The statement came on the heels of allegations that Russian intelligence attempted to interfere in “democratic processes” in the UK, including elections and referenda. Moscow is facing similar unfounded claims in Europe and the US.
In response to a parliamentary report titled “Disinformation and ‘fake news'” the British government argued that no evidence had been found of successful Russian meddling in UK politics.
The Digital, Culture, Media and Sport Committee, a cross-party committee in the House of Commons, recommended in the report that the UK cabinet prevents the ongoing FBI probe into alleged Russian meddling from taking the lead on similar investigations in Britain.
The government replied that the Mueller investigation is Washington’s business and reaffirmed that it wouldn’t play first fiddle in any inquiries into alleged Russian interference.
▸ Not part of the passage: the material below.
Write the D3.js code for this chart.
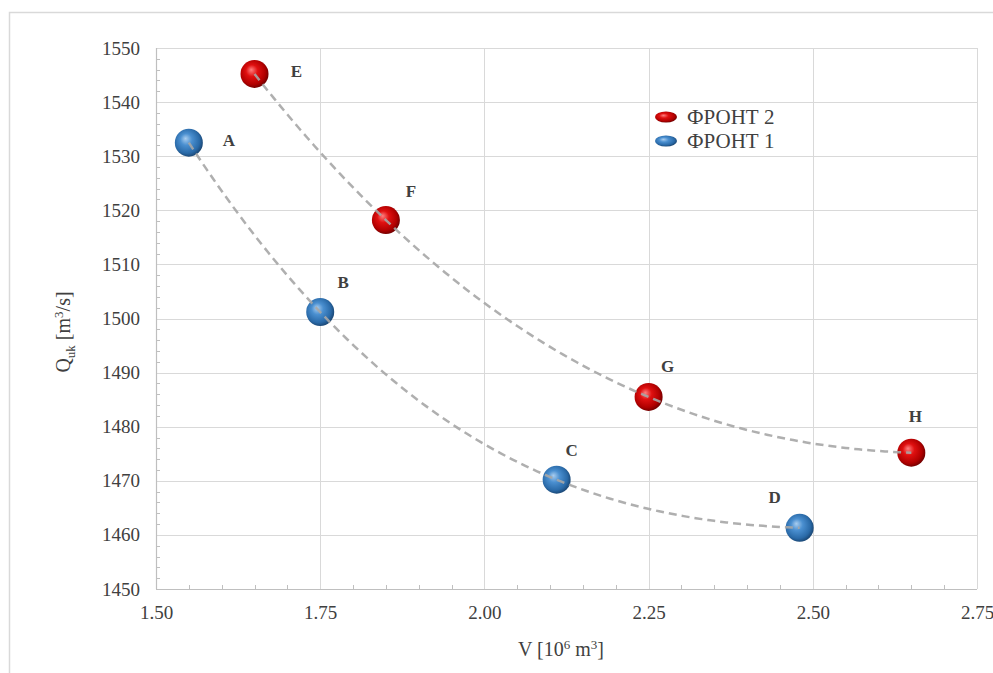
<!DOCTYPE html>
<html>
<head>
<meta charset="utf-8">
<script src="https://cdn.jsdelivr.net/npm/d3@7"></script>
<style>
  html, body { margin: 0; padding: 0; background: #fff; }
  svg { display: block; }
  text { font-family: "Liberation Serif", "Times New Roman", serif; fill: #404040; }
</style>
</head>
<body>
<svg id="chart" width="993" height="673"></svg>
<script>
// ---- data ----
const front1Labels = ["A", "B", "C", "D"];
const front1V = [1.55, 1.75, 2.11, 2.48];
const front1Q = [1532.5, 1501.2, 1470.2, 1461.3];

const front2Labels = ["E", "F", "G", "H"];
const front2V = [1.65, 1.85, 2.25, 2.65];
const front2Q = [1545.2, 1518.2, 1485.5, 1475.2];

const xTicks = [1.50, 1.75, 2.00, 2.25, 2.50, 2.75];
const yTicks = [1450, 1460, 1470, 1480, 1490, 1500, 1510, 1520, 1530, 1540, 1550];
const legendNames = ["ФРОНТ 2", "ФРОНТ 1"];

// ---- layout ----
const W = 993, H = 673;
const m = { left: 156, right: 977, top: 48, bottom: 589 };
const svg = d3.select("#chart");

const x = d3.scaleLinear().domain([1.5, 2.75]).range([m.left, m.right]);
const y = d3.scaleLinear().domain([1450, 1550]).range([m.bottom, m.top]);

// defs: sphere gradients
const defs = svg.append("defs");
function sphere(id, c0, c1, c2, c3) {
  const g = defs.append("radialGradient").attr("id", id)
    .attr("cx", "45%").attr("cy", "45%").attr("r", "60%").attr("fx", "38%").attr("fy", "35%");
  g.append("stop").attr("offset", "0%").attr("stop-color", c0);
  g.append("stop").attr("offset", "35%").attr("stop-color", c1);
  g.append("stop").attr("offset", "75%").attr("stop-color", c2);
  g.append("stop").attr("offset", "100%").attr("stop-color", c3);
}
sphere("gRed", "#ff8080", "#e01010", "#b00000", "#600000");
sphere("gBlue", "#a9cdef", "#4a8fd0", "#2a6aa8", "#163d66");

// outer frame
svg.append("rect").attr("x", 9.5).attr("y", 12.5).attr("width", W).attr("height", H)
  .attr("fill", "none").attr("stroke", "#d9d9d9").attr("stroke-width", 1.5);

// gridlines
const grid = svg.append("g");
grid.selectAll(".gx").data(xTicks.slice(1)).enter().append("line")
  .attr("x1", d => Math.round(x(d)) + 0.5).attr("x2", d => Math.round(x(d)) + 0.5)
  .attr("y1", m.top).attr("y2", m.bottom).attr("stroke", "#d9d9d9").attr("stroke-width", 1);
grid.selectAll(".gy").data(yTicks.slice(1)).enter().append("line")
  .attr("y1", d => Math.round(y(d)) + 0.5).attr("y2", d => Math.round(y(d)) + 0.5)
  .attr("x1", m.left).attr("x2", m.right).attr("stroke", "#d9d9d9").attr("stroke-width", 1);

// axes lines
svg.append("line").attr("x1", m.left + 0.5).attr("x2", m.left + 0.5).attr("y1", m.top).attr("y2", m.bottom)
  .attr("stroke", "#bfbfbf").attr("stroke-width", 1.2);
svg.append("line").attr("x1", m.left).attr("x2", m.right).attr("y1", m.bottom + 0.5).attr("y2", m.bottom + 0.5)
  .attr("stroke", "#bfbfbf").attr("stroke-width", 1.2);

// minor ticks (inside)
const xMinor = d3.range(1.55, 2.75, 0.05).filter(v => Math.abs(v / 0.25 - Math.round(v / 0.25)) > 0.01);
svg.append("g").selectAll("line").data(xMinor).enter().append("line")
  .attr("x1", d => Math.round(x(d)) + 0.5).attr("x2", d => Math.round(x(d)) + 0.5)
  .attr("y1", m.bottom).attr("y2", m.bottom - 4).attr("stroke", "#bfbfbf");
const yMinor = d3.range(1452, 1550, 2).filter(v => v % 10 !== 0);
svg.append("g").selectAll("line").data(yMinor).enter().append("line")
  .attr("y1", d => Math.round(y(d)) + 0.5).attr("y2", d => Math.round(y(d)) + 0.5)
  .attr("x1", m.left).attr("x2", m.left + 4).attr("stroke", "#bfbfbf");

// tick labels via axes
const xAxis = d3.axisBottom(x).tickValues(xTicks).tickFormat(d3.format(".2f")).tickSize(0).tickPadding(17);
const gx = svg.append("g").attr("transform", `translate(0,${m.bottom})`).call(xAxis);
gx.select(".domain").remove();
gx.selectAll("text").style("font-size", "19px").attr("fill", "#404040")
  .style("font-family", "Liberation Serif, serif");

const yAxis = d3.axisLeft(y).tickValues(yTicks).tickFormat(d3.format("d")).tickSize(0).tickPadding(16);
const gy = svg.append("g").attr("transform", `translate(${m.left},0)`).call(yAxis);
gy.select(".domain").remove();
gy.selectAll("text").style("font-size", "19px").attr("fill", "#404040")
  .style("font-family", "Liberation Serif, serif");

// axis titles
const xt = svg.append("text").attr("x", 561).attr("y", 656).attr("text-anchor", "middle")
  .style("font-size", "20px");
xt.append("tspan").text("V [10");
xt.append("tspan").text("6").attr("dy", -7).style("font-size", "13px");
xt.append("tspan").text(" m").attr("dy", 7);
xt.append("tspan").text("3").attr("dy", -7).style("font-size", "13px");
xt.append("tspan").text("]").attr("dy", 7);

const yt = svg.append("text").attr("transform", "translate(70,332) rotate(-90)")
  .attr("text-anchor", "middle").style("font-size", "20px");
yt.append("tspan").text("Q");
yt.append("tspan").text("uk").attr("dy", 5).style("font-size", "13px");
yt.append("tspan").text(" [m").attr("dy", -5);
yt.append("tspan").text("3").attr("dy", -7).style("font-size", "13px");
yt.append("tspan").text("/s]").attr("dy", 7);

// cubic polynomial through the series points (order-3 trendline)
function lagrange(xs, ys) {
  return function (t) {
    let s = 0;
    for (let i = 0; i < xs.length; i++) {
      let p = ys[i];
      for (let j = 0; j < xs.length; j++) if (j !== i) p *= (t - xs[j]) / (xs[i] - xs[j]);
      s += p;
    }
    return s;
  };
}
function trend(xs, ys) {
  const f = lagrange(xs, ys);
  const lo = d3.min(xs), hi = d3.max(xs);
  return d3.range(0, 101).map(i => { const t = lo + (hi - lo) * i / 100; return [t, f(t)]; });
}
const lineGen = d3.line().x(d => x(d[0])).y(d => y(d[1])).curve(d3.curveLinear);

// markers
function markers(vs, qs, fill) {
  svg.append("g").selectAll("circle").data(vs.map((v, i) => [v, qs[i]])).enter().append("circle")
    .attr("cx", d => x(d[0])).attr("cy", d => y(d[1])).attr("r", 14)
    .attr("fill", fill);
}
markers(front1V, front1Q, "url(#gBlue)");
markers(front2V, front2Q, "url(#gRed)");

// trendlines on top
[[front1V, front1Q], [front2V, front2Q]].forEach(([vs, qs]) => {
  svg.append("path").attr("d", lineGen(trend(vs, qs)))
    .attr("fill", "none").attr("stroke", "#a6a6a6").attr("stroke-width", 2.5)
    .attr("stroke-dasharray", "8,5").attr("opacity", 0.9);
});

// point labels
const labelOffsets = {
  A: [40, 3], B: [23, -24], C: [15, -24], D: [-25, -25],
  E: [42, 3], F: [25, -23], G: [19, -25], H: [4, -31]
};
function labels(names, vs, qs) {
  svg.append("g").selectAll("text").data(names).enter().append("text")
    .attr("x", (d, i) => x(vs[i]) + labelOffsets[d][0])
    .attr("y", (d, i) => y(qs[i]) + labelOffsets[d][1])
    .attr("text-anchor", "middle")
    .style("font-size", "17px").style("font-weight", "bold").attr("fill", "#1a1a1a")
    .text(d => d);
}
labels(front1Labels, front1V, front1Q);
labels(front2Labels, front2V, front2Q);

// legend
const legFills = ["url(#gRed)", "url(#gBlue)"];
const lg = svg.append("g").attr("transform", "translate(666,117)");
legendNames.forEach((n, i) => {
  lg.append("ellipse").attr("cx", 0).attr("cy", i * 24).attr("rx", 11).attr("ry", 5.5).attr("fill", legFills[i]);
  lg.append("text").attr("x", 21).attr("y", i * 24 + 7).style("font-size", "21px").attr("fill", "#404040").text(n);
});
</script>
</body>
</html>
The government stressed that there has been no evidence “of successful use of disinformation by foreign actors, including Russia, to influence UK democratic processes” despite its efforts to counter attempts to interfere with the UK security and integrity.
According to the parliamentary report, the committee “heard evidence of a coordinated, long-standing campaign by the Russian government to influence UK elections and referenda,” something that Moscow vehemently denies.
Earlier this month, UK Foreign Secretary Jeremy Hunt claimed that Russia was trying “to undermine and interfere in elections in other countries,” on top of accusations that Russian intelligence was behind 2017’s BadRabbit attack, the 2017 document leak from WADA, the 2016 DNC leak and a hack of a UK TV station.
This echoes allegations of British Prime Minister Theresa May, who accused Moscow last November of planting “fake news” to sow discord in the West. She suggested that Russia had been meddling in elections in Europe as well as the US, claiming that alleged Russian actions were “threatening the international order on which we all depend.”
Moscow has repeatedly refuted hacking accusations, while US President Trump maintained that there was no evidence to suggest election results had been swayed in his favor.